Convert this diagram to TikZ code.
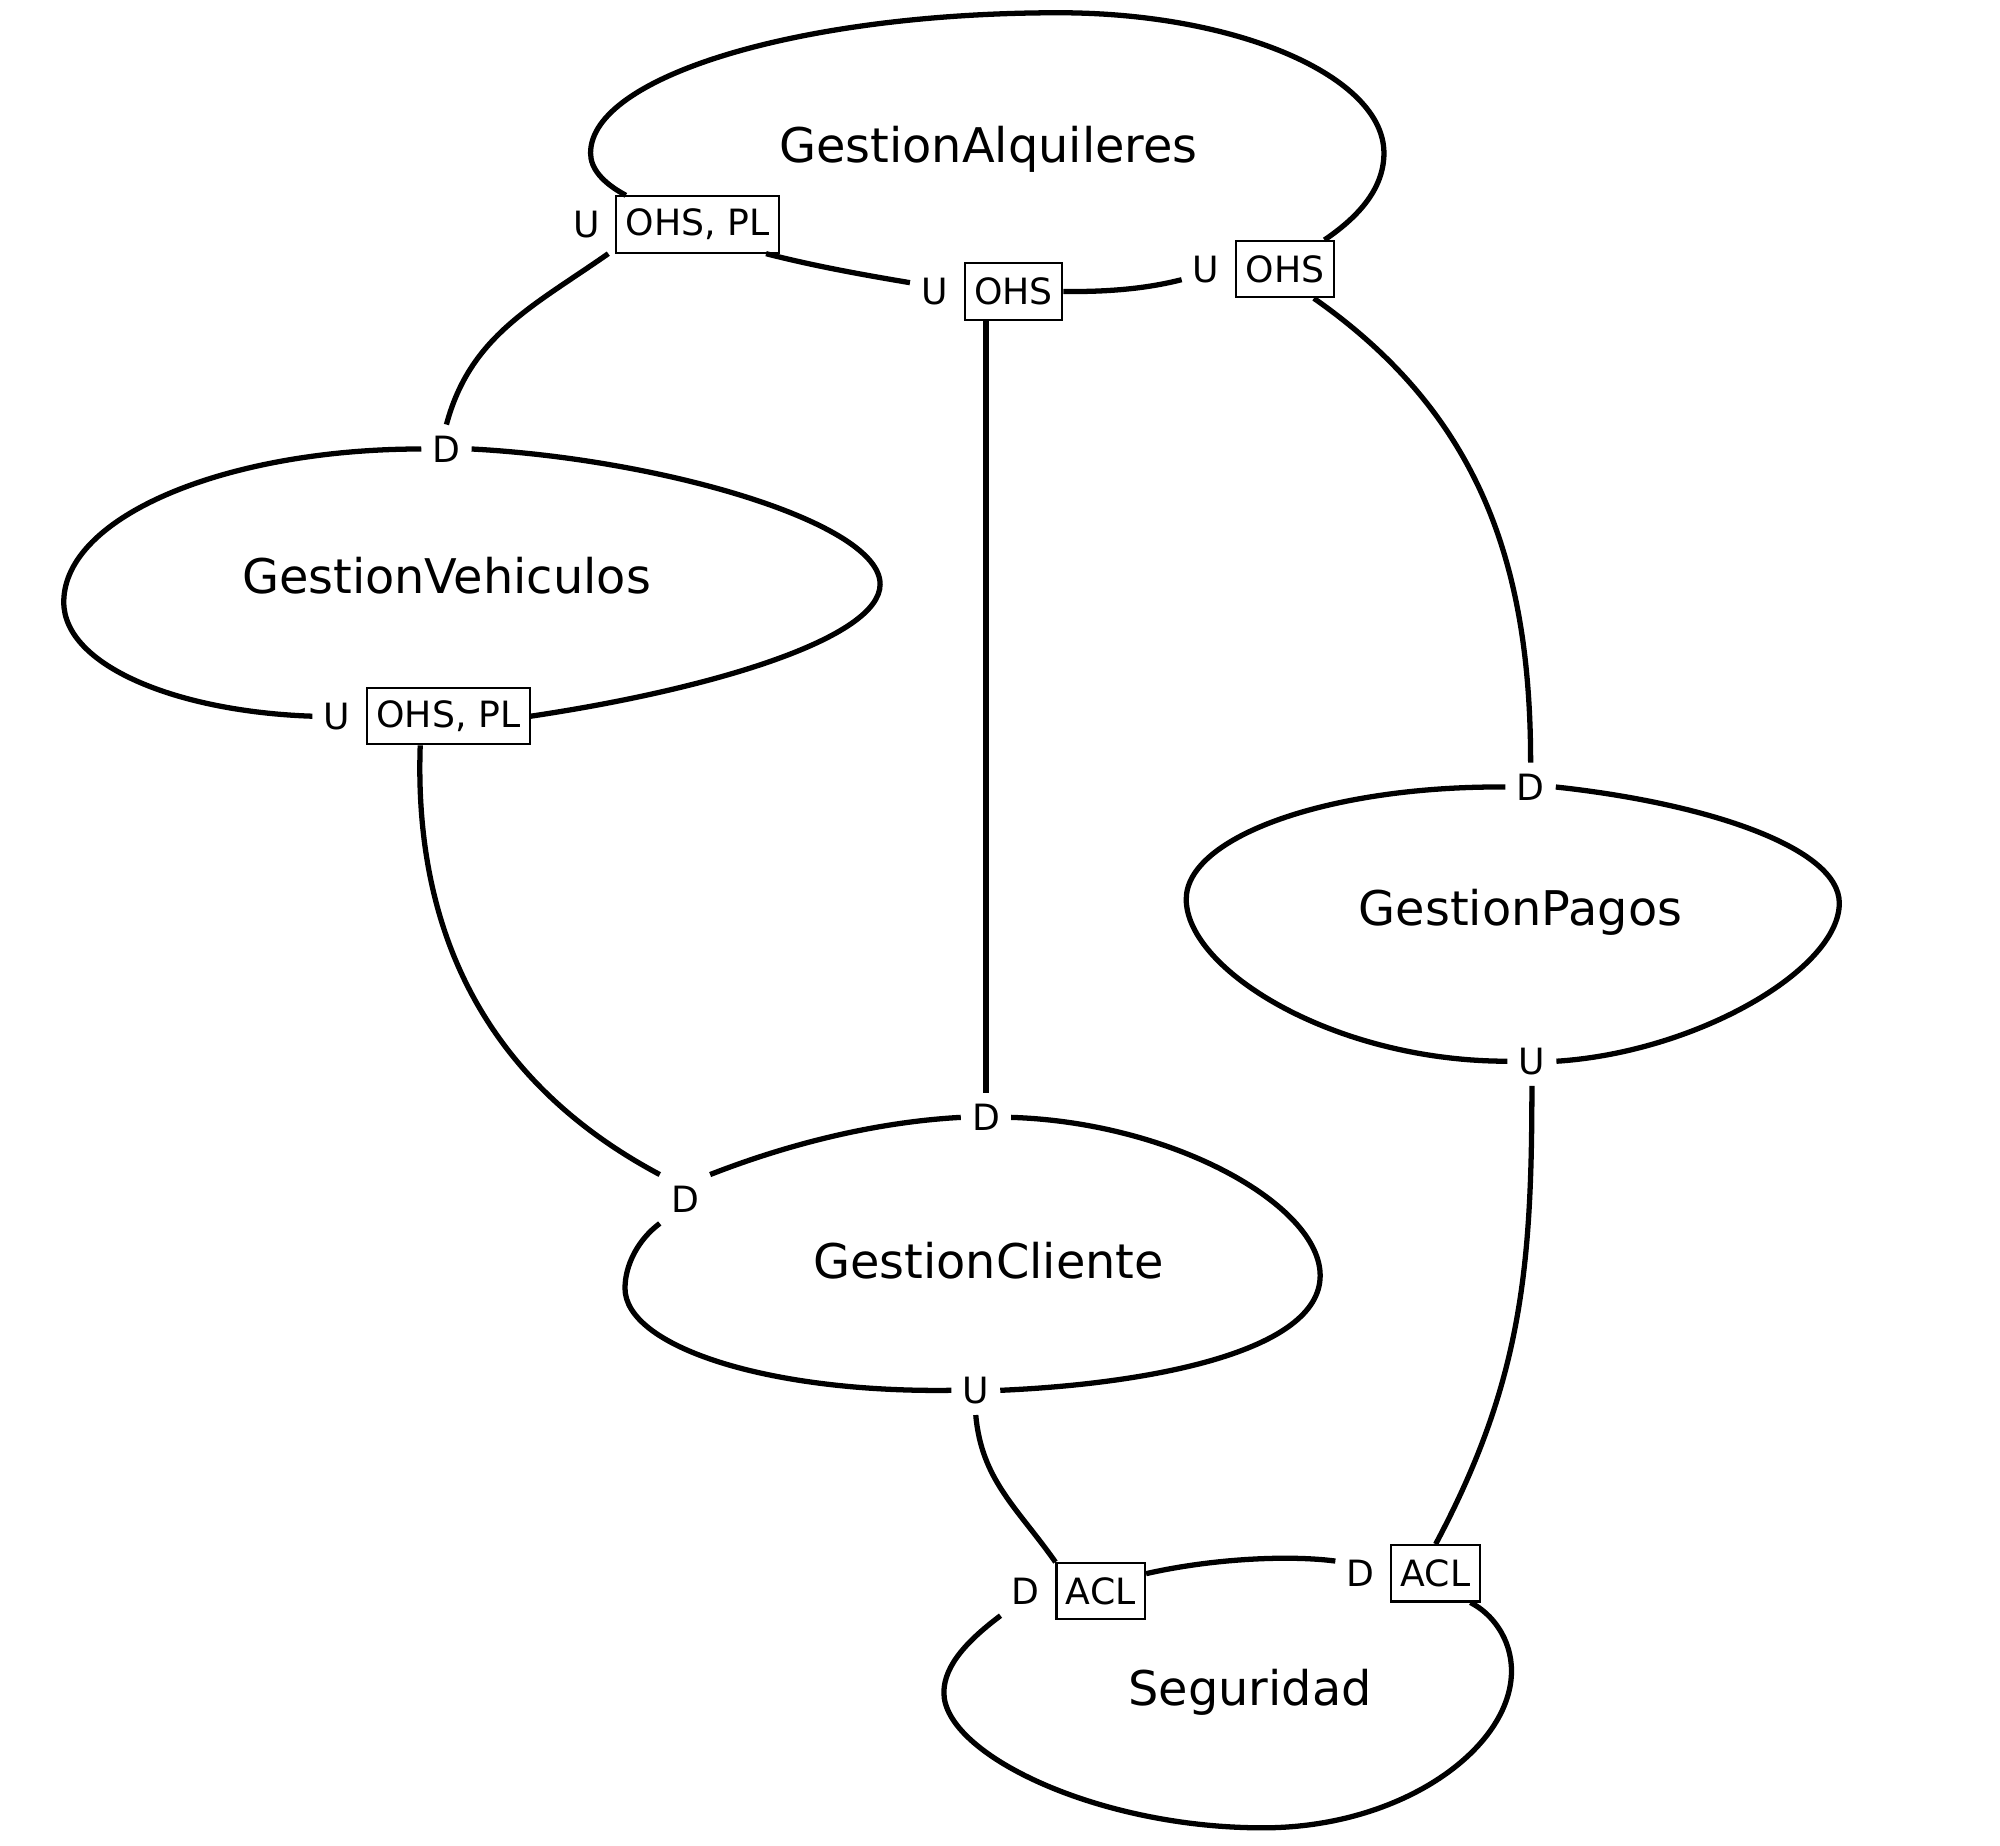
\documentclass[tikz,border=0pt]{standalone}
\usepackage{fontspec}
\setmainfont{DejaVu Sans}
\usetikzlibrary{positioning}

\tikzset{
  ctx/.style={font=\fontsize{13.6}{16}\selectfont},
  rel/.style={font=\fontsize{10.3}{12}\selectfont, inner sep=3pt},
  pbox/.style={draw, line width=0.6pt, font=\fontsize{10.3}{12}\selectfont,
    inner xsep=2.7pt, inner ysep=0pt, minimum height=16pt},
  edge/.style={line width=1.5pt},
}

\begin{document}
\begin{tikzpicture}[x=0.012755cm, y=0.012755cm]
        \useasboundingbox (0,0) rectangle (1568,-1447);

        % Context names
        \node[ctx] (alq) at (775,-117) {GestionAlquileres};
        \node[ctx] (veh) at (350,-451) {GestionVehiculos};
        \node[ctx] (pag) at (1192,-715) {GestionPagos};
        \node[ctx] (cli) at (775,-988) {GestionCliente};
        \node[ctx] (seg) at (980,-1327) {Seguridad};

        % Upstream ends on GestionAlquileres
        \node[pbox] (alq1) at (547,-176) {OHS, PL};
        \node[rel, left=1.3pt of alq1] (alq1u) {U};
        \node[pbox] (alq2) at (794.5,-228.5) {OHS};
        \node[rel, left=1.3pt of alq2] (alq2u) {U};
        \node[pbox] (alq3) at (1007.5,-211) {OHS};
        \node[rel, left=1.3pt of alq3] (alq3u) {U};

        % GestionVehiculos
        \node[rel] (vehd) at (350,-352) {D};
        \node[pbox] (veh1) at (351.5,-561.5) {OHS, PL};
        \node[rel, left=1.3pt of veh1] (veh1u) {U};

        % GestionPagos
        \node[rel] (pagd) at (1200,-617) {D};
        \node[rel] (pagu) at (1201,-832) {U};

        % GestionCliente
        \node[rel] (clid1) at (773,-876) {D};
        \node[rel] (clid2) at (537,-940) {D};
        \node[rel] (cliu) at (765,-1090) {U};

        % Seguridad
        \node[pbox] (seg1) at (863,-1247.5) {ACL};
        \node[rel, left=1.3pt of seg1] (seg1d) {D};
        \node[pbox] (seg2) at (1125.5,-1233.5) {ACL};
        \node[rel, left=1.3pt of seg2] (seg2d) {D};

        % Context outlines
        \draw[edge] ([xshift=3pt]alq1.north west) .. controls (472,-143) and (463,-132) .. (463,-120)
            .. controls (463,-60) and (628,-10) .. (830,-10)
            .. controls (970,-10) and (1085,-60) .. (1085,-120)
            .. controls (1085,-150) and (1062,-172) .. ([xshift=-3pt]alq3.north east);
        \draw[edge] ([xshift=-4pt]alq1.south east) .. controls (640,-209) and (680,-216) .. ([yshift=2.5pt]alq2u.west);
        \draw[edge] (alq2.east) .. controls (870,-229) and (900,-226) .. ([yshift=-3pt]alq3u.west);

        \draw[edge] (vehd.west) .. controls (177,-352) and (50,-405) .. (50,-472)
            .. controls (50,-522) and (139,-558) .. (veh1u.west);
        \draw[edge] (vehd.east) .. controls (520,-360) and (690,-410) .. (690,-458)
            .. controls (690,-500) and (560,-540) .. (veh1.east);

        \draw[edge] (pagd.west) .. controls (1042,-616) and (930,-656) .. (930,-705)
            .. controls (930,-760) and (1045,-832) .. (pagu.west);
        \draw[edge] (pagd.east) .. controls (1340,-630) and (1442,-665) .. (1442,-708)
            .. controls (1442,-760) and (1330,-825) .. (pagu.east);

        \draw[edge] (clid1.west) .. controls (680,-880) and (610,-900) .. (clid2.north east);
        \draw[edge] (clid2.south west) .. controls (500,-972) and (490,-992) .. (490,-1010)
            .. controls (490,-1055) and (600,-1092) .. (cliu.west);
        \draw[edge] (clid1.east) .. controls (920,-880) and (1035,-945) .. (1035,-1000)
            .. controls (1035,-1060) and (900,-1085) .. (cliu.east);

        \draw[edge] ([yshift=5pt]seg1.east) .. controls (950,-1222) and (1010,-1219) .. ([yshift=3.5pt]seg2d.west);
        \draw[edge] (seg1d.south west) .. controls (760,-1285) and (740,-1305) .. (740,-1327)
            .. controls (740,-1375) and (860,-1433) .. (990,-1433)
            .. controls (1100,-1433) and (1185,-1370) .. (1185,-1310)
            .. controls (1185,-1285) and (1170,-1265) .. ([xshift=-3pt]seg2.south east);

        % Relationships
        \draw[edge] ([xshift=-2pt]alq1.south west) to[out=215,in=75] (vehd.north);
        \draw[edge] (clid1.north |- alq2.south) -- (clid1.north);
        \draw[edge] ([xshift=-6pt]alq3.south east) to[out=-35,in=90] (pagd.north);
        \draw[edge] ([xshift=-8pt]veh1.south) to[out=-92,in=152] (clid2.north west);
        \draw[edge] (pagu.south) to[out=-90,in=62] (seg2.north);
        \draw[edge] (cliu.south) to[out=-85,in=125] (seg1.north west);
\end{tikzpicture}
\end{document}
######
▶ _What you have to do_: Please extract exactly the lines of the data, from the first through the line containing "(0,0) rectangle (1568,-1447);", and add no pictures to the copy.

▶ _Solution to this exercise_:
Convert this diagram to TikZ code.
\documentclass[tikz,border=0pt]{standalone}
\usepackage{fontspec}
\setmainfont{DejaVu Sans}
\usetikzlibrary{positioning}

\tikzset{
  ctx/.style={font=\fontsize{13.6}{16}\selectfont},
  rel/.style={font=\fontsize{10.3}{12}\selectfont, inner sep=3pt},
  pbox/.style={draw, line width=0.6pt, font=\fontsize{10.3}{12}\selectfont,
    inner xsep=2.7pt, inner ysep=0pt, minimum height=16pt},
  edge/.style={line width=1.5pt},
}

\begin{document}
\begin{tikzpicture}[x=0.012755cm, y=0.012755cm]
        \useasboundingbox (0,0) rectangle (1568,-1447);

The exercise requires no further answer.